Katie O’Dea Cadden, CSR International
Volume 2
Finance and Sustainability: Towards A New Paradigm? A Post-Crisis Agenda
Edited by William Sun, Céline Louche and Roland Pérez
ISBN: 9781780520926
Publication date: September 2011
Book review
The collective authors of this book believe the need to put economic analysis in a comprehensive approach that integrates the political, social and environmental elements. …The sixteen contributions that make up the book have therefore aimed to lay the foundations of a paradigm shift towards sustainable finance.
The book is very rich, very dense, on a subject so vast in its issue on the horizon that it covers. It provides, on a subject in full boil, a pleasant synthesis and helpful clarifications on the concepts of ethical/responsible/sustainable investment, and of social/environmental governance.

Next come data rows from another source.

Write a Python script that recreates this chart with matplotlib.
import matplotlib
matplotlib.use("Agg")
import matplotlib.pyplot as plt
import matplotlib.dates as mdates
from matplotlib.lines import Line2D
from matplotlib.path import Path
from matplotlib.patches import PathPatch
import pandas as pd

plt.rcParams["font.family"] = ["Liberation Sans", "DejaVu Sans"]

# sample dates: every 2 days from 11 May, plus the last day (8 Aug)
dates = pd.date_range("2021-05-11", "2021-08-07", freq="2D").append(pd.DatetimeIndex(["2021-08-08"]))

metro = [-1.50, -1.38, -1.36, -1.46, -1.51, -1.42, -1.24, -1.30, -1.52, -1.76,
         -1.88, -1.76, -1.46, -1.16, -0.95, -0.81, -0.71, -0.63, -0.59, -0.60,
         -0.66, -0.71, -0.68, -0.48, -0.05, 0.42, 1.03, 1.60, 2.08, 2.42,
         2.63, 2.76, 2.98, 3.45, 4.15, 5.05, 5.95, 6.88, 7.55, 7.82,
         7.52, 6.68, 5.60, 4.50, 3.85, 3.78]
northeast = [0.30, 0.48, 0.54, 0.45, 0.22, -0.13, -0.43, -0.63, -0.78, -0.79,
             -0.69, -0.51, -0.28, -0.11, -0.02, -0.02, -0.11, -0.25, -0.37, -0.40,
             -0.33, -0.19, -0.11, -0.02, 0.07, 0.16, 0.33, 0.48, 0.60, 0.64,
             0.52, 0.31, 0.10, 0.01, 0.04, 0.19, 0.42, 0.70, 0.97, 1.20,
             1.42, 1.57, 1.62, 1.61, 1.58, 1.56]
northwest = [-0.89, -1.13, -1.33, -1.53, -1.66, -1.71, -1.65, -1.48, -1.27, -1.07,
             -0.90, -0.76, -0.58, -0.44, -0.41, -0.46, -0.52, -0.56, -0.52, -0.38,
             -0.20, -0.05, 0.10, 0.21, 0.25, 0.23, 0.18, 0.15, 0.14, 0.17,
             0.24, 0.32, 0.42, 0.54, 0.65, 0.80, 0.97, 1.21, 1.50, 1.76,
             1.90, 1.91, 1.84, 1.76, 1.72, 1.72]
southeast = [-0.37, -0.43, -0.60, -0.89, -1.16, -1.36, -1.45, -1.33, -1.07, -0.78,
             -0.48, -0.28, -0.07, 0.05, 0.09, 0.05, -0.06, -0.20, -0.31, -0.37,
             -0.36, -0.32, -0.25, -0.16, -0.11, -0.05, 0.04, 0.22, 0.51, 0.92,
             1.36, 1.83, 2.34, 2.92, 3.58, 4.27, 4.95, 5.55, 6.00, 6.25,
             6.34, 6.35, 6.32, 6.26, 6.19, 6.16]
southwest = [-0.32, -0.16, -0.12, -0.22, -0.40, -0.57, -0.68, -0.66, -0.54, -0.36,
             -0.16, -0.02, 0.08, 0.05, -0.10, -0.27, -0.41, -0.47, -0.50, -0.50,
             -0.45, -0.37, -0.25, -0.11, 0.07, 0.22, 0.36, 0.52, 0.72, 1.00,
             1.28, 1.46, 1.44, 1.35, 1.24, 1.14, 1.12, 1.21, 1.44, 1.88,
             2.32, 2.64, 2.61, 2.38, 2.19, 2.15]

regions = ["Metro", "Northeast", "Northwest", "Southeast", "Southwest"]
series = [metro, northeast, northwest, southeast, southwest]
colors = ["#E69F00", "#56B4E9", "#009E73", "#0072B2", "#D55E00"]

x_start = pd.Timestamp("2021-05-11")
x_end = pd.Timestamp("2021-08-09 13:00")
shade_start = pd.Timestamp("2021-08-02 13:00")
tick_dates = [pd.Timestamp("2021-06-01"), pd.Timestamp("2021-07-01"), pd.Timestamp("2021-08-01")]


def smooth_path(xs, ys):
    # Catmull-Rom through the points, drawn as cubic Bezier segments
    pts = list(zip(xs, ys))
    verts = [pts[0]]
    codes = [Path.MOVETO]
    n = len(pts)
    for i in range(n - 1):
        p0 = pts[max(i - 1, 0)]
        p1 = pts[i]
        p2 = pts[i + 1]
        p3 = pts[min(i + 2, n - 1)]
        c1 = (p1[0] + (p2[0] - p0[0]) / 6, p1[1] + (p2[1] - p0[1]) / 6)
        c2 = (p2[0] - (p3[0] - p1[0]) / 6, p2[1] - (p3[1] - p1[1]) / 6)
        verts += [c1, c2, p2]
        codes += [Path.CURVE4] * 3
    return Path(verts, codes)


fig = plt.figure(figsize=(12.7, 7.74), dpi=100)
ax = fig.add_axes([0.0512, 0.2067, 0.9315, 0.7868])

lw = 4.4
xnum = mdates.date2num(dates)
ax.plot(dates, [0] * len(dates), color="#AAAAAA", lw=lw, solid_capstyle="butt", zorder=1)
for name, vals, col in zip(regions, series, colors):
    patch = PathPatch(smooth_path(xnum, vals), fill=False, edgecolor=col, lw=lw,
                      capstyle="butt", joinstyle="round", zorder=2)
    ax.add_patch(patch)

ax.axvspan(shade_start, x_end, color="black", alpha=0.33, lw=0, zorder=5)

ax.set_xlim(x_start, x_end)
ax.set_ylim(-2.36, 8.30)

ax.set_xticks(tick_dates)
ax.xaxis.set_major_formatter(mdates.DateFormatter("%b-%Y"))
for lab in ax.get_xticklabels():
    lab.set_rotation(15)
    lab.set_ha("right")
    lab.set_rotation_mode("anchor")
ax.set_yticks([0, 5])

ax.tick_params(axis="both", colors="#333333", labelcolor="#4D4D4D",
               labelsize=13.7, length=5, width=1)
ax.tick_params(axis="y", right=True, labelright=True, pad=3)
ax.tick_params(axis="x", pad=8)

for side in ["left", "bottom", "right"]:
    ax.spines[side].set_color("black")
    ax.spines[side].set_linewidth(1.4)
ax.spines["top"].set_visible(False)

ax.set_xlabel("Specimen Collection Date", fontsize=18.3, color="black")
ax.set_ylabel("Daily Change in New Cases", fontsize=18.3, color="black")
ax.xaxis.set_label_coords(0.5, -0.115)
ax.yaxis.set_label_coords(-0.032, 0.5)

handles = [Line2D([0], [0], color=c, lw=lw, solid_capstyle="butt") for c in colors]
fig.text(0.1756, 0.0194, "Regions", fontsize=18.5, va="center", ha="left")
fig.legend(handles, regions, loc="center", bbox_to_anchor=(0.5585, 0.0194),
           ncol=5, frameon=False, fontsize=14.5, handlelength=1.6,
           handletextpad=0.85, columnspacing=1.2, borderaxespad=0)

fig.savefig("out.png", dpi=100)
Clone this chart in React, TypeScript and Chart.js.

It is clear from reading this full of enthusiasm.
(Translated excerpts from the book review on Finance and Sustainability: Towards a New Paradigm? A Post-Crisis Agenda, published in French in the second issue of the ‘Business and Finance’ special issue series, Economies and Societies, Paris)
Henri Zimnovitch, Professor in Finance and Management, University of Paris-Sud 11
Volume 3
Business and Sustainability: Concepts, Strategies and Changes
Edited by Gabriel Eweje and Martin Perry
ISBN: 9781780524382
Publication date: November 2011
Book Review
This is a thought provoking book that provides a rich and diverse view of business sustainability, not least for the discourse concerning the conceptual matters with regard to addressing environmental sustainability. The book considers business engagement with regard to sustainability from a number of perspectives; political, environmental crisis, business opportunity and stakeholder. It also provides useful context in examining business activity with regard to sustainability and includes valuable case studies of organizations highlighting tensions and issues for sustainable business strategies.
...
Overall the book captures the essence of sustainability well and provides an engaging read, with good theoretical underpinning, supplemented with context and cases. As a set of readings, it may be studied in its entirety or may be used more selectively according to the reader’s interests.
Dr David Russell, Head of Department of Accounting & Finance, De Montfort University. Excerpts from the book review published in International Journal of Law and Management, forthcoming.